A 16-year-old highschool student designed a revolutionary new bioreactor with a thousand "mini-brains," said to help accelarate Zika research.

A New York high schooler Christopher Hadiono designed this technology. He put the machine together during a summer internship in the laboratory of Johns Hopkins University in Baltimore with neurology professor Hongjun Song, Tech Crunch reports.

The machine called SpinΩ can be used to grow miniature brains and it only costs costs about $400 to make. Before Hadiono developed the device, he approched his professor Song.

At first, Song ignored the first email of the student who was hoping to spend his summer in the lab.

"My thought was, okay, let's just wait. If he is serious, he's going to ask me again," Song said.
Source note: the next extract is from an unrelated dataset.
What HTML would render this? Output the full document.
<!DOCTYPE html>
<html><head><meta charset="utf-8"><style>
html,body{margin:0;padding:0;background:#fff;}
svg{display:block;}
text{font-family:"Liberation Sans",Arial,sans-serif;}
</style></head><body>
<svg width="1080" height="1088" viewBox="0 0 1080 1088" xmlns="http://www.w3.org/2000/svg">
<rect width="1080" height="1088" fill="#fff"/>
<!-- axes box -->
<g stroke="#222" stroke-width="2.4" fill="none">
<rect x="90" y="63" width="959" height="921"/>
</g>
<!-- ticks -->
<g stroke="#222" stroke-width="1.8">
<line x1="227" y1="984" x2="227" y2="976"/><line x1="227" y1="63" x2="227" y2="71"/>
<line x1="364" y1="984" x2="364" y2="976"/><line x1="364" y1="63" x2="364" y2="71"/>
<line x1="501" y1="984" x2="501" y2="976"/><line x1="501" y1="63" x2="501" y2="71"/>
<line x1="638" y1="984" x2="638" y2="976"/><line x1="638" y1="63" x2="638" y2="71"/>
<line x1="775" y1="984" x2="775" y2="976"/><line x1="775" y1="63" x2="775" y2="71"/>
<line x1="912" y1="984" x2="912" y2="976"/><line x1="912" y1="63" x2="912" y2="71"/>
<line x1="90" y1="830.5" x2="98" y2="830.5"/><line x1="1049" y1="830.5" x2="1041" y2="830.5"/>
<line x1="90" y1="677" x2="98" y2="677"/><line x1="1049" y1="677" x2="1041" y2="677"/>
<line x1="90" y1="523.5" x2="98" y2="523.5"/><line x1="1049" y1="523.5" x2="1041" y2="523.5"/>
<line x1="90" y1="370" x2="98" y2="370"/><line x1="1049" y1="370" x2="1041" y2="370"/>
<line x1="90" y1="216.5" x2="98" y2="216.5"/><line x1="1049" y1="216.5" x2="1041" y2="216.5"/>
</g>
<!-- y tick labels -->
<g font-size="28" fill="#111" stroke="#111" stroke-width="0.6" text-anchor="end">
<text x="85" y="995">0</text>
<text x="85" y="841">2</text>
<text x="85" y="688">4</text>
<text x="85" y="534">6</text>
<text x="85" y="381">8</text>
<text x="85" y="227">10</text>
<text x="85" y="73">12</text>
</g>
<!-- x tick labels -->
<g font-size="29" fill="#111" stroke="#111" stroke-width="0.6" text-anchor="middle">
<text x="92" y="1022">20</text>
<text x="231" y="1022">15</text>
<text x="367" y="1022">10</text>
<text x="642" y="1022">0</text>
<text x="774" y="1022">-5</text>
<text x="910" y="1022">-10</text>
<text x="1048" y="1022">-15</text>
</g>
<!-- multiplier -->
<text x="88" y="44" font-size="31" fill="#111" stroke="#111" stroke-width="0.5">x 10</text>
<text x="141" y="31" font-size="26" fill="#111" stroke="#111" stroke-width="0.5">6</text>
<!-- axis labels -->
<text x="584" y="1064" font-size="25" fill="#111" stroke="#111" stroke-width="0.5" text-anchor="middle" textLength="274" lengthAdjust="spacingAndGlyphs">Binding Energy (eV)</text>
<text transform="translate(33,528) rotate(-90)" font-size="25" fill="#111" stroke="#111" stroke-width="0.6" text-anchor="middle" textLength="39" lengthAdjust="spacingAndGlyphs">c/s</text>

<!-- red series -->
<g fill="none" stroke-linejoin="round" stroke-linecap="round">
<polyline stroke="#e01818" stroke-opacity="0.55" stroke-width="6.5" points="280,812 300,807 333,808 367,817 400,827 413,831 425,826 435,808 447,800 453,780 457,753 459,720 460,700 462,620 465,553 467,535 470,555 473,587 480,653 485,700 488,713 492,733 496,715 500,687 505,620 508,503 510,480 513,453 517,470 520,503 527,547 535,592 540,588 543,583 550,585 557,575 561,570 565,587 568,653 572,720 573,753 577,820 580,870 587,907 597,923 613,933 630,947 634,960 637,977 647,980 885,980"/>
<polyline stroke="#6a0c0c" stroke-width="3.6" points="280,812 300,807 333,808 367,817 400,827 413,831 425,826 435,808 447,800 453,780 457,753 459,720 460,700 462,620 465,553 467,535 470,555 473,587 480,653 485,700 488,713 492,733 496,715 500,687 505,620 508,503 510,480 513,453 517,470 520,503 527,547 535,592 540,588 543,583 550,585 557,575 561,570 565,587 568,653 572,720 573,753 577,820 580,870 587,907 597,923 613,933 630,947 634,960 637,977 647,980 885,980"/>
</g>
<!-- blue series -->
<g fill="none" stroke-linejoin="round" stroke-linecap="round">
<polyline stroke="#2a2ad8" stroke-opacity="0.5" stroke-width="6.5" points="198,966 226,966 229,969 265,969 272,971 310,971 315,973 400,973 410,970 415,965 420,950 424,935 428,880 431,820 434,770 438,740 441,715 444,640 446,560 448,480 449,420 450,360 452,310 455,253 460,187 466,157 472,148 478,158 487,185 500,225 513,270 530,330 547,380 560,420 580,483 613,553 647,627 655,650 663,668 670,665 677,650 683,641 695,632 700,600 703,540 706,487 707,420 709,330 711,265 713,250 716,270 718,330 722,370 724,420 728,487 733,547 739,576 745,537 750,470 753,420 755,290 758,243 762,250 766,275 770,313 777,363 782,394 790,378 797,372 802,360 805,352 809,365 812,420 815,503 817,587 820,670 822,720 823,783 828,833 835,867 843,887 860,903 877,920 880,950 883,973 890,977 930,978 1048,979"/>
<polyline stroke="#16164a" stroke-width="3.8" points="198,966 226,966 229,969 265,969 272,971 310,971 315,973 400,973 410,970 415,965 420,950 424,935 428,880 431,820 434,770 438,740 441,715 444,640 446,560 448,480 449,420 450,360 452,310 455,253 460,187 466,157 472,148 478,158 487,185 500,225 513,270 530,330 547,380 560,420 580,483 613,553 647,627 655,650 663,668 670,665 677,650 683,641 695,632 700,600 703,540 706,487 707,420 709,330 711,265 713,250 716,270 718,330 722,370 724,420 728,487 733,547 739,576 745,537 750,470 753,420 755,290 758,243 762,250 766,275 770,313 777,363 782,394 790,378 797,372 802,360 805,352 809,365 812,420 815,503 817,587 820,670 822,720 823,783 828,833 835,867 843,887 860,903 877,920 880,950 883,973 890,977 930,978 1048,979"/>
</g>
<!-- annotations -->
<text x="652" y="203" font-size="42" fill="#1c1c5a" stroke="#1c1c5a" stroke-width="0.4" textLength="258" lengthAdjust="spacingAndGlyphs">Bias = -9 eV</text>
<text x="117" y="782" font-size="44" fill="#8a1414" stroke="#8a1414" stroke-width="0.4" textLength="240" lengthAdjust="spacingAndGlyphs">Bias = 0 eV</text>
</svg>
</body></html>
Song was only convinced that Hadiono was serious when he received two emails, a letter and a phone call according to Spectrumnews. So the professor filled out the papers and arranged for the student to stay in the school's dorm.
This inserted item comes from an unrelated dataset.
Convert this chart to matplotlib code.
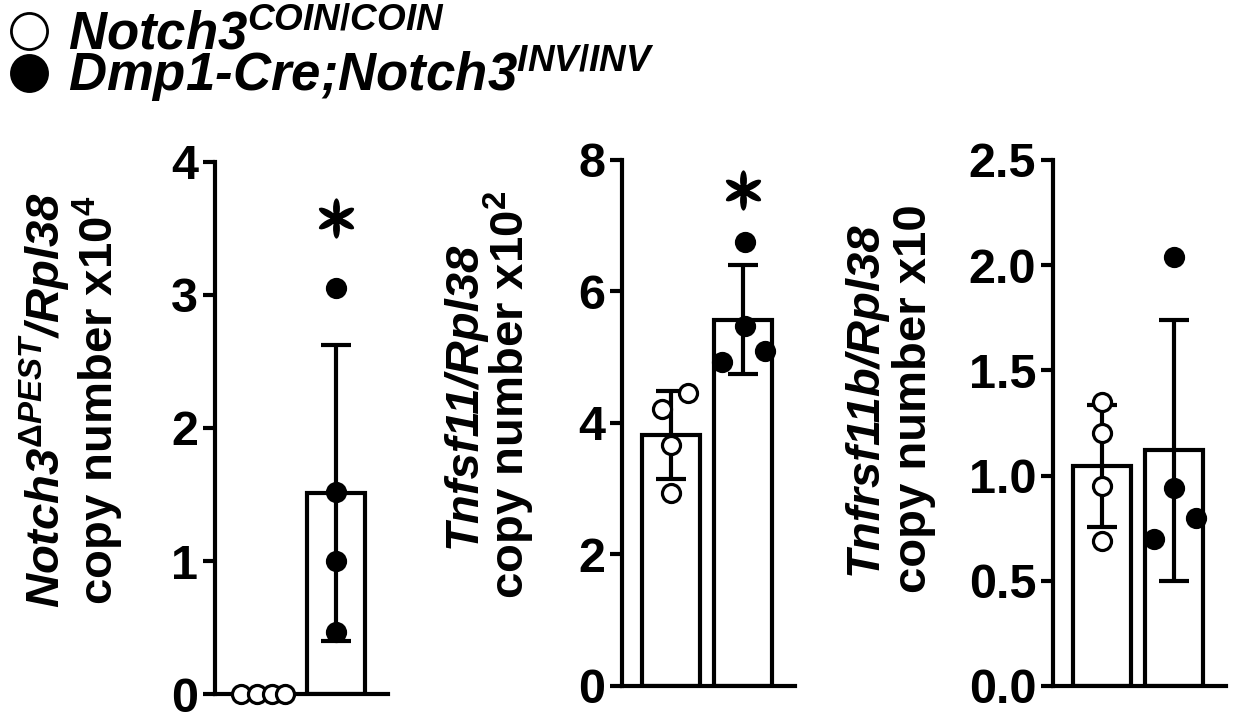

The professor thought that the student's intention was to help an odd experiment. But he was surprised that his expectation was different as the student mastered computer software for making machine parts using a three-dimensional (3D) printer within a week. When the summer ended, the student built a device that could grow hundreds of organoids, or also known as "mini-brains, the spheres of cells that imitate the layers of neurons in a human brain, and those organoids had became ready after less than four months.

Slash Gear reports that the mini-brains created by this device are now being used to study how the zika virus affects fetal brains and how it may cause microcephaly, among other things.

As of the moment, the machine is under evaluation by researchers before it goes into use. However, the potential of this device to speed up the research of Zika is high.